■ Your instructions: Show every line below where "chart" can be found.

■ Supplied data:
#####
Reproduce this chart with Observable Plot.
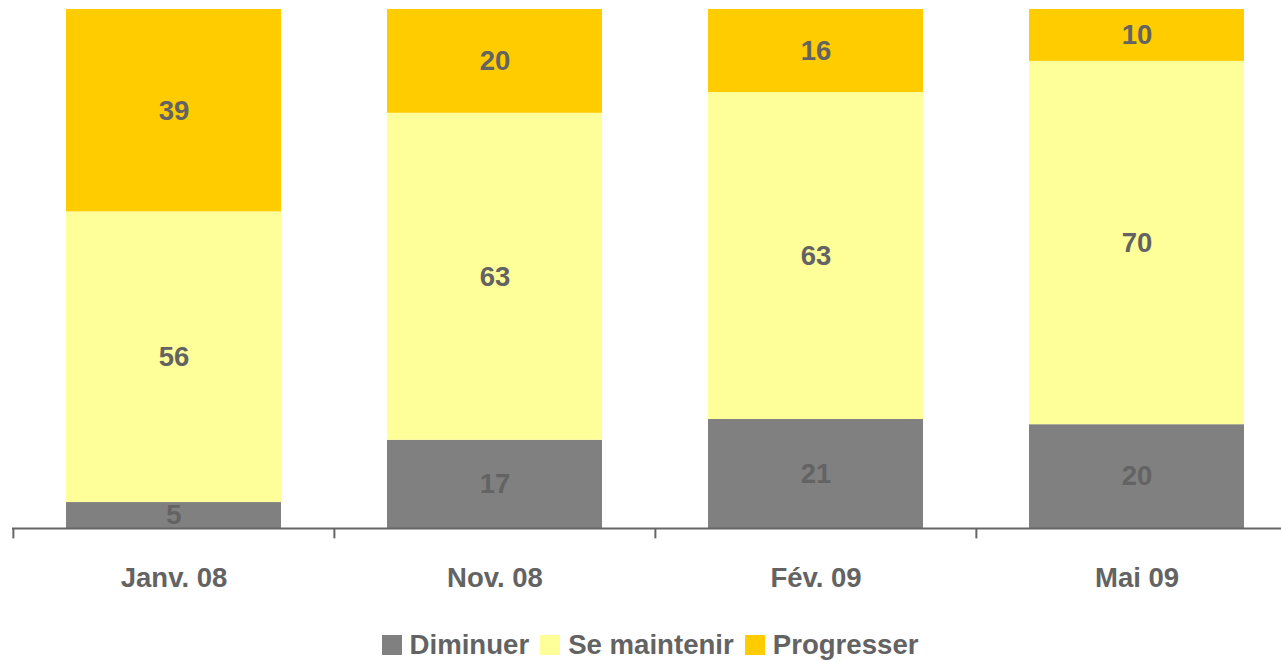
<!DOCTYPE html>
<html><head><meta charset="utf-8">
<script src="https://cdn.jsdelivr.net/npm/d3@7"></script>
<script src="https://cdn.jsdelivr.net/npm/@observablehq/plot@0.6"></script>
<style>
body{margin:0;background:#fff;font-family:"Liberation Sans",Arial,sans-serif;}
#chart svg{display:block;}
.legend{height:60px;display:flex;align-items:center;justify-content:center;padding-left:30px;box-sizing:border-box;width:1281px;font-weight:bold;font-size:27.6px;color:#636363;}
.legend .item{display:flex;align-items:center;margin-right:11px;}
.legend .sw{width:20px;height:20px;margin-right:8px;}
</style></head><body>
<div id="chart"></div>
<script>
const periods = ["Janv. 08", "Nov. 08", "Fév. 09", "Mai 09"];
const seriesNames = ["Diminuer", "Se maintenir", "Progresser"];
const diminuer = [5, 17, 21, 20];
const maintenir = [56, 63, 63, 70];
const progresser = [39, 20, 16, 10];
const colors = ["#808080", "#FFFF99", "#FFCC00"];

const seriesValues = [diminuer, maintenir, progresser];
const rows = [];
periods.forEach((p, i) => {
  seriesNames.forEach((s, j) => rows.push({period: p, series: s, value: seriesValues[j][i]}));
});

const W = 1281, H = 615;
const x0 = 12, x1 = 1297;
const step = (x1 - x0) / periods.length;
const textColor = "#636363";

const plot = Plot.plot({
  width: W, height: H,
  marginLeft: x0, marginRight: 0, marginTop: 9, marginBottom: H - 528,
  style: {fontFamily: "'Liberation Sans', Arial, sans-serif", background: "#fff", overflow: "hidden"},
  x: {domain: periods, range: [x0, x1], paddingInner: 0.331, paddingOuter: 0.1655, label: null},
  y: {domain: [0, 100], range: [528, 9], axis: null},
  color: {domain: seriesNames, range: colors},
  marks: [
    Plot.barY(rows, {x: "period", y: "value", z: "series", fill: "series", order: seriesNames}),
    Plot.text(rows, Plot.stackY({x: "period", y: "value", z: "series", order: seriesNames, text: d => String(d.value),
      fill: textColor, fontSize: 27.5, fontWeight: "bold"})),
    Plot.ruleY([0], {stroke: "#666", strokeWidth: 2}),
    Plot.ruleX(periods, {x: d => d, y1: 0, y2: -2, dx: -step / 2, stroke: "#666", strokeWidth: 2}),
    Plot.axisX({tickSize: 0, tickPadding: 39, fontSize: 27.5, fontWeight: "bold", fill: textColor, label: null})
  ]
});
document.getElementById("chart").appendChild(plot);

const legend = document.createElement("div");
legend.className = "legend";
seriesNames.forEach((s, j) => {
  const item = document.createElement("div");
  item.className = "item";
  const sw = document.createElement("span");
  sw.className = "sw";
  sw.style.background = colors[j];
  const lab = document.createElement("span");
  lab.textContent = s;
  item.appendChild(sw); item.appendChild(lab);
  legend.appendChild(item);
});
document.body.appendChild(legend);
</script>
</body></html>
#####
■ Finished exercise:
Reproduce this chart with Observable Plot.
#chart svg{display:block;}
<div id="chart"></div>
document.getElementById("chart").appendChild(plot);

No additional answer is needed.